Question on guest enable msi fail when using GICv4/4.1

Marc Zyngier maz at kernel.org
Mon May 10 00:49:13 PDT 2021


Hi Eric,

On Sun, 09 May 2021 18:00:04 +0100,
Auger Eric <eric.auger at redhat.com> wrote:
> 
> Hi,
> On 5/7/21 1:02 PM, Marc Zyngier wrote:
> > On Fri, 07 May 2021 10:58:23 +0100,
> > Shaokun Zhang <zhangshaokun at hisilicon.com> wrote:
> >>
> >> Hi Marc,
> >>
> >> Thanks for your quick reply.
> >>
> >> On 2021/5/7 17:03, Marc Zyngier wrote:
> >>> On Fri, 07 May 2021 06:57:04 +0100,
> >>> Shaokun Zhang <zhangshaokun at hisilicon.com> wrote:
> >>>>
> >>>> [This letter comes from Nianyao Tang]
> >>>>
> >>>> Hi,
> >>>>
> >>>> Using GICv4/4.1 and msi capability, guest vf driver requires 3
> >>>> vectors and enable msi, will lead to guest stuck.
> >>>
> >>> Stuck how?
> >>
> >> Guest serial does not response anymore and guest network shutdown.
> >>
> >>>
> >>>> Qemu gets number of interrupts from Multiple Message Capable field
> >>>> set by guest.

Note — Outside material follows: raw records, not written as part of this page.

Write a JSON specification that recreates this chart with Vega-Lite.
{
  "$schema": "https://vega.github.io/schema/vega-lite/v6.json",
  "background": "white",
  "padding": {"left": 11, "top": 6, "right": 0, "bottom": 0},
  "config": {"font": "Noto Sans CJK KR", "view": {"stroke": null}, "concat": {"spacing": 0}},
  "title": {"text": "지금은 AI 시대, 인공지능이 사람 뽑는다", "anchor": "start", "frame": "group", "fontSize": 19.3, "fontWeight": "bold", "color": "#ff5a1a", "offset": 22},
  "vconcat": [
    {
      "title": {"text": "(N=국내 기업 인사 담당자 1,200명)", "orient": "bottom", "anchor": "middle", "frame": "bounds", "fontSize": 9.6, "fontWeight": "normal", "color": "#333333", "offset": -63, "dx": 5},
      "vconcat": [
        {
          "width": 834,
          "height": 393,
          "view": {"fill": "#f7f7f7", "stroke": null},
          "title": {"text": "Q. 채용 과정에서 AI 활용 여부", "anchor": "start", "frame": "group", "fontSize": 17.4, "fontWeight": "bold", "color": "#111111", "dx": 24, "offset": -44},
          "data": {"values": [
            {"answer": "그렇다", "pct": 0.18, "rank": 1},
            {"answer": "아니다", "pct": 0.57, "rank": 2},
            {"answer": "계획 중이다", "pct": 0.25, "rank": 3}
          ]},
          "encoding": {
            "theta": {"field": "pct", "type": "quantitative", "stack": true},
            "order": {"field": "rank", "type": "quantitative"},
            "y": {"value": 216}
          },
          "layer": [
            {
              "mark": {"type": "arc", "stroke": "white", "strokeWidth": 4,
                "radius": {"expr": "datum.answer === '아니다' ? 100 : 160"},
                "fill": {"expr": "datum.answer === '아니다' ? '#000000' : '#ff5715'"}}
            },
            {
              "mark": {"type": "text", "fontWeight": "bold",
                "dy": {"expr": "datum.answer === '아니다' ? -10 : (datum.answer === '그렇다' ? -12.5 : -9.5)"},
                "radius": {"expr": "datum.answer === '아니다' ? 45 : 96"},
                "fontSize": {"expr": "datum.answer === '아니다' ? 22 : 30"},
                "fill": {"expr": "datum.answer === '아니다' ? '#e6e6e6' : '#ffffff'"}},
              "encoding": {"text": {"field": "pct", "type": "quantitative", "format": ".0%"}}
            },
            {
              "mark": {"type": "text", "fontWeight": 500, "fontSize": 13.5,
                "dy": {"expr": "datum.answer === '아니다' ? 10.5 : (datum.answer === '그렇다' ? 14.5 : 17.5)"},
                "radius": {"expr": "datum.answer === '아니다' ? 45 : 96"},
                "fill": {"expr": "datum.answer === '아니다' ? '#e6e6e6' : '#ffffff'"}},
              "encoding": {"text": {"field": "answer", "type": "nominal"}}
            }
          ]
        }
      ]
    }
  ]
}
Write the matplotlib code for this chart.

This field is aligned to a power of 2(if a function
> >>>> requires 3 vectors, it initializes it to 2).
> >>>
> >>> So I guess this is a MultiMSI device with 4 vectors, right?
> >>>
> >>
> >> Yes, it can support maximum of 32 msi interrupts, and vf driver only use 3 msi.
> >>
> >>>> However, guest driver just sends 3 mapi-cmd to vits and 3 ite
> >>>> entries is recorded in host.  Vfio initializes msi interrupts using
> >>>> the number of interrupts 4 provide by qemu.  When it comes to the
> >>>> 4th msi without ite in vits, in irq_bypass_register_producer,
> >>>> producer and consumer will __connect fail, due to find_ite fail, and
> >>>> do not resume guest.
> >>>
> >>> Let me rephrase this to check that I understand it:
> >>> - The device has 4 vectors
> >>> - The guest only create mappings for 3 of them
> >>> - VFIO calls kvm_vgic_v4_set_forwarding() for each vector
> >>> - KVM doesn't have a mapping for the 4th vector and returns an error
> >>> - VFIO disable this 4th vector
> >>>
> >>> Is that correct? If yes, I don't understand why that impacts the guest
> >>> at all. From what I can see, vfio_msi_set_vector_signal() just prints
> >>> a message on the console and carries on.
> >>>
> >>
> >> function calls:
> >> --> vfio_msi_set_vector_signal
> >>    --> irq_bypass_register_producer
> >>       -->__connect
> >>
> >> in __connect, add_producer finally calls kvm_vgic_v4_set_forwarding
> >> and fails to get the 4th mapping. When add_producer fail, it does
> >> not call cons->start, calls kvm_arch_irq_bypass_start and then
> >> kvm_arm_resume_guest.
> > 
> > [+Eric, who wrote the irq_bypass infrastructure.]
> > 
> > Ah, so the guest is actually paused, not in a livelock situation
> > (which is how I interpreted "stuck").
> > 
> > I think we should handle this case gracefully, as there should be no
> > expectation that the guest will be using this interrupt. Given that
> > VFIO seems to be pretty unfazed when a producer fails, I'm temped to
> > do the same thing and restart the guest.
> > 
> > Also, __disconnect doesn't care about errors, so why should __connect
> > have this odd behaviour?
> 
> _disconnect() does not care as we should always succeed tearing off
> things. del_* ops are void functions. On the opposite we can fail
> setting up the bypass.
>
> Effectively
> a979a6aa009f ("irqbypass: do not start cons/prod when failed connect")
> needs to be reverted.
> 
> I agree the kerneldoc comments in linux/irqbypass.h may be improved to
> better explain the role of stop/start cbs and warn about their potential
> global impact.

Yup. It also begs the question of why we have producer callbacks, as
nobody seems to use them.

> wrt the case above, "in __connect, add_producer finally calls
> kvm_vgic_v4_set_forwarding and fails to get the 4th mapping", shouldn't
> we succeed in that case?

From a KVM perspective, we can't return a success because there is no
guest LPI that matches the input signal.

And such failure seems to be expected by the VFIO code, which just
prints a message on the console and set the producer token to NULL. So
returning an error from the KVM code is useful, at least to an extent.

Thanks,

	M.

-- 
Without deviation from the norm, progress is not possible.